The previous New Democracy government of Costas Karamanlis is blamed by 20 percent of those questioned. Karamanlis and his ministers have a lot to answer for. At a crucial time for the global economy and despite having a comfortable majority in his first term, Karamanlis dodged any attempt at structural reform. Instead, he handed over questionable statistics, a spiraling deficit and no new ideas.
But the current PASOK government is not without blame. As assured as Prime Minister George Papandreou may look on the international stage now, he had no idea how to be a constructive opposition leader for the previous five years. In fact, the period from 2004 to 2009 will go down as a barren time in Greek politics, when no party could come up with a vision for Greece. The leftist parties — the Communists (KKE) and the SYRIZA coalition — were content to simply battle for control of the unions. This fight is continuing and, as the crisis puts the unions in the spotlight, it is clear they have failed to overcome their esoteric attitude. Even now, they have not been able to refine their tactics beyond that of blackmail — if the government does something they don’t like, they block ministry entrances or central Athens.

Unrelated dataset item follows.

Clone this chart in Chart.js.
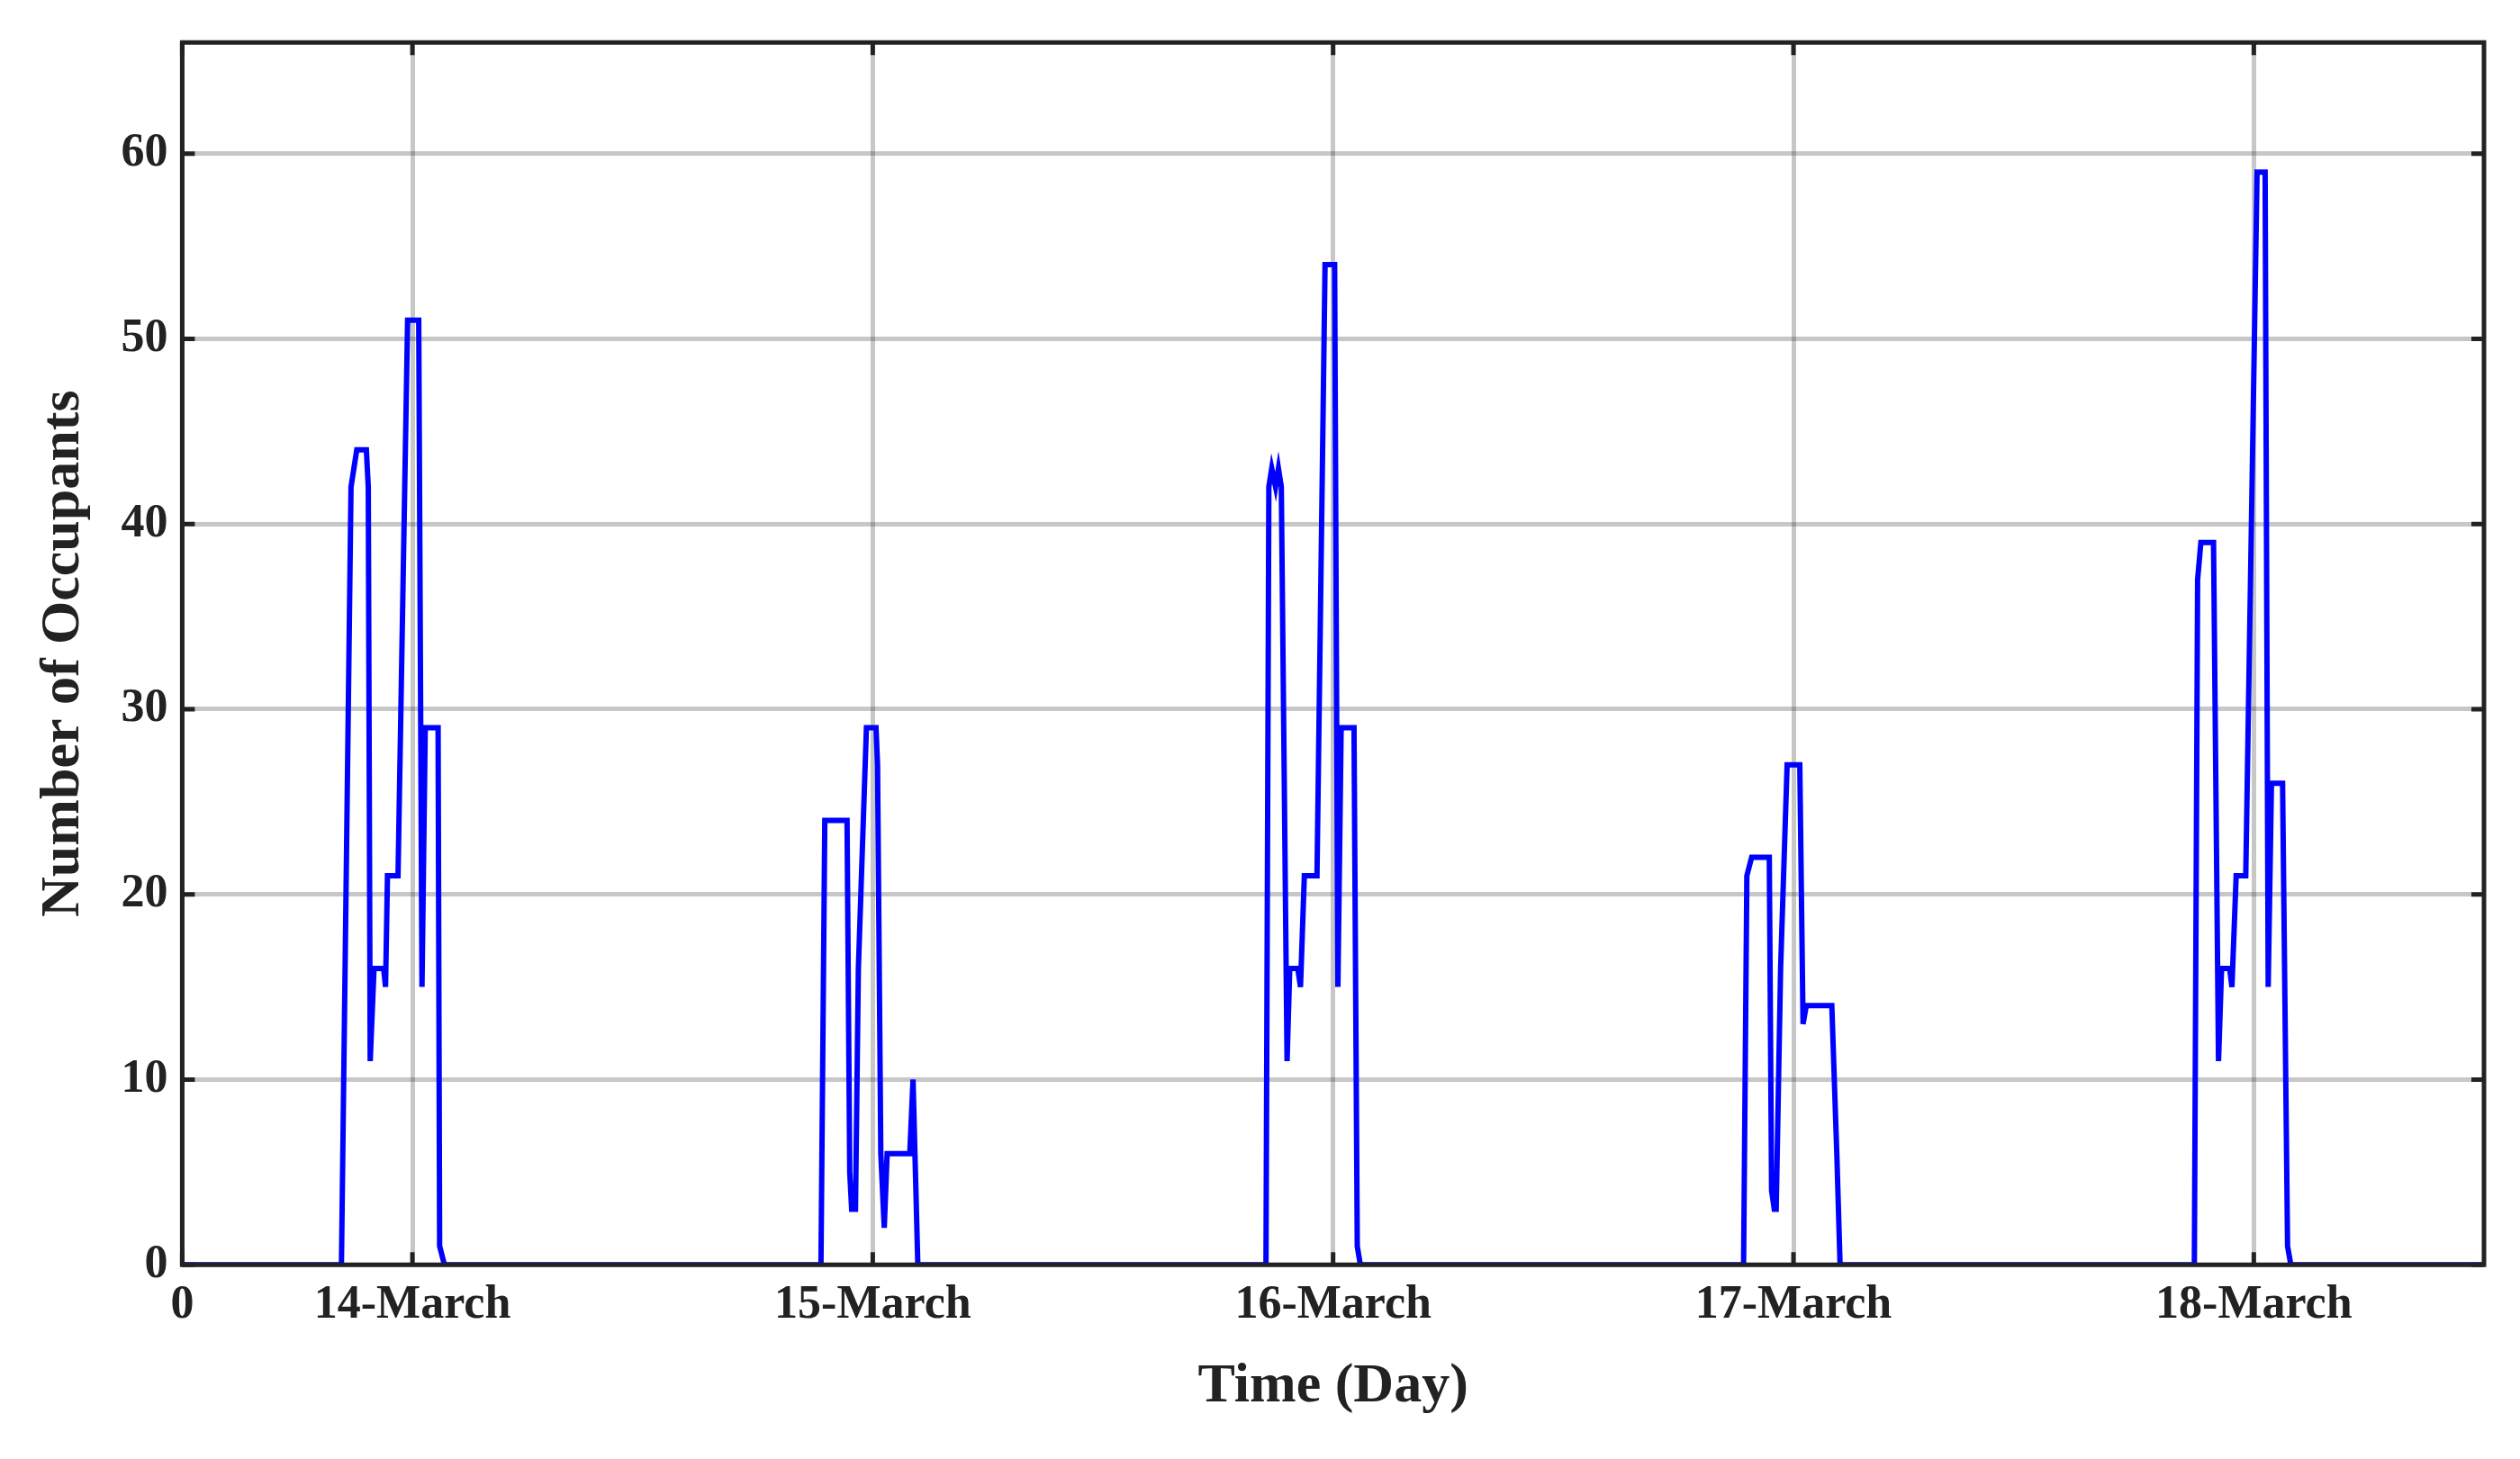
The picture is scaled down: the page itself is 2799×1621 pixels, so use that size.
<!DOCTYPE html>
<html><head><meta charset="utf-8">
<script src="https://cdn.jsdelivr.net/npm/chart.js@4"></script>
<style>html,body{margin:0;padding:0;background:#fff}canvas{display:block}</style>
</head><body>
<canvas id="c" width="2799" height="1621"></canvas>
<script>
// hours from start (14-March noon = 12 h)
const hours = [0,
 8.3,8.8,9.1,9.6,9.7,9.8,10.0,10.5,10.6,10.7,11.25,11.75,12.33,12.5,12.67,13.34,13.42,13.67,
 33.3,33.5,34.66,34.8,34.9,35.1,35.25,35.67,36.17,36.25,36.42,36.6,36.75,37.93,38.1,38.2,38.35,
 56.5,56.65,56.8,57.0,57.15,57.3,57.6,57.74,58.16,58.3,58.5,59.16,59.58,60.08,60.25,60.42,61.09,61.26,61.42,
 81.4,81.57,81.82,82.74,82.86,83.0,83.1,83.33,83.67,84.33,84.5,84.67,86.0,86.26,86.43,
 104.9,105.07,105.24,105.9,106.16,106.32,106.74,106.86,107.08,107.58,108.17,108.59,108.75,108.92,109.5,109.76,109.93,
 120];
const occupants = [0,
 0,42,44,44,42,11,16,16,15,21,21,51,51,15,29,29,1,0,
 0,24,24,5,3,3,16,29,29,27,6,2,6,6,10,6,0,
 0,42,43,42,43,42,11,16,16,15,21,21,54,54,15,29,29,1,0,
 0,21,22,22,4,3,3,16,27,27,13,14,14,6,0,
 0,37,39,39,11,16,16,15,21,21,59,59,15,26,26,1,0,
 0];
const xTickValues = [0,12,36,60,84,108];
const xTickLabels = ['0','14-March','15-March','16-March','17-March','18-March'];
const yTickValues = [0,10,20,30,40,50,60];

const pts = hours.map((h,i)=>({x:h,y:occupants[i]}));
const font = {family:'"Liberation Serif", "Times New Roman", serif', weight:'bold'};

const frame = {id:'frame', afterDraw(ch){
  const {ctx, chartArea:a, scales} = ch;
  ctx.save();
  ctx.strokeStyle='#222'; ctx.lineWidth=5;
  const L=14;
  ctx.beginPath();
  yTickValues.forEach(v=>{const y=scales.y.getPixelForValue(v);
    ctx.moveTo(a.left,y);ctx.lineTo(a.left+L,y);ctx.moveTo(a.right,y);ctx.lineTo(a.right-L,y);});
  xTickValues.forEach(v=>{const x=scales.x.getPixelForValue(v);
    ctx.moveTo(x,a.bottom);ctx.lineTo(x,a.bottom-L);ctx.moveTo(x,a.top);ctx.lineTo(x,a.top+L);});
  ctx.stroke();
  ctx.strokeRect(a.left,a.top,a.right-a.left,a.bottom-a.top);
  ctx.restore();
}};

new Chart(document.getElementById('c'),{
  type:'line',
  data:{datasets:[{data:pts,borderColor:'#0000ff',borderWidth:6,pointRadius:0,tension:0,fill:false}]},
  options:{
    responsive:false,animation:false,devicePixelRatio:1,
    layout:{padding:{left:30,right:40,top:23,bottom:39}},
    plugins:{legend:{display:false},tooltip:{enabled:false}},
    scales:{
      x:{type:'linear',min:0,max:120,
        afterBuildTicks(ax){ax.ticks=xTickValues.map(v=>({value:v}));},
        ticks:{callback:(v)=>xTickLabels[xTickValues.indexOf(v)],font:{...font,size:52},color:'#222',maxRotation:0,autoSkip:false,padding:14},
        grid:{color:'rgba(0,0,0,0.22)',lineWidth:5,tickLength:0,drawTicks:false},
        border:{display:false},
        title:{display:true,text:'Time (Day)',font:{...font,size:62},color:'#222',padding:{top:8}}},
      y:{min:0,max:66,
        afterBuildTicks(ax){ax.ticks=yTickValues.map(v=>({value:v}));},
        ticks:{font:{...font,size:52},color:'#222',padding:16},
        grid:{color:'rgba(0,0,0,0.22)',lineWidth:5,drawTicks:false},
        border:{display:false},
        title:{display:true,text:'Number of Occupants',font:{...font,size:62},color:'#222',padding:{bottom:10}}}
    }
  },
  plugins:[frame]
});
</script>
</body></html>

So, when people ask “Why did Greece end up in this mess?” perhaps the best answer is that it would have been a miracle if it hadn’t done so. It’s only now that Greeks are beginning to realize the damage that has been done to the country over the last decades and that, as voters, they actively encouraged it. They were happy to turn a blind eye as PASOK exploited the public sector in the 1980s; they were equally oblivious to the failures of socialist and conservative governments in the 1990s, when money from the EU began to flow into Greece; and during the last decade, when entry into the euro secured cheap loans and a comfortable way of life, nobody wanted to ask any difficult questions.
The realization is a painful one for Greeks — it’s like thinking you have entertained a friend by taking him out for a few drinks only to find out that you actually fed his alcoholism.
The recovery from this crisis will not just depend on the emergency loans from the IMF, Germany and the other eurozone countries. It will not depend just on growth rates and bond spreads. It will, to a great extent, depend on whether Greeks are now prepared to take the extra step to demand better of their public sector, push for the private sector to be allowed to flourish and, above all, be ruthless with incompetent and cowardly politicians. To do all this when your salary is shrinking, your taxes are increasing and your livelihood is at risk is not an easy task. For all these reasons, Americans, Germans and everybody else should know that Greeks will not be sleeping well at night for many years to come, let alone taking lunchtime siestas.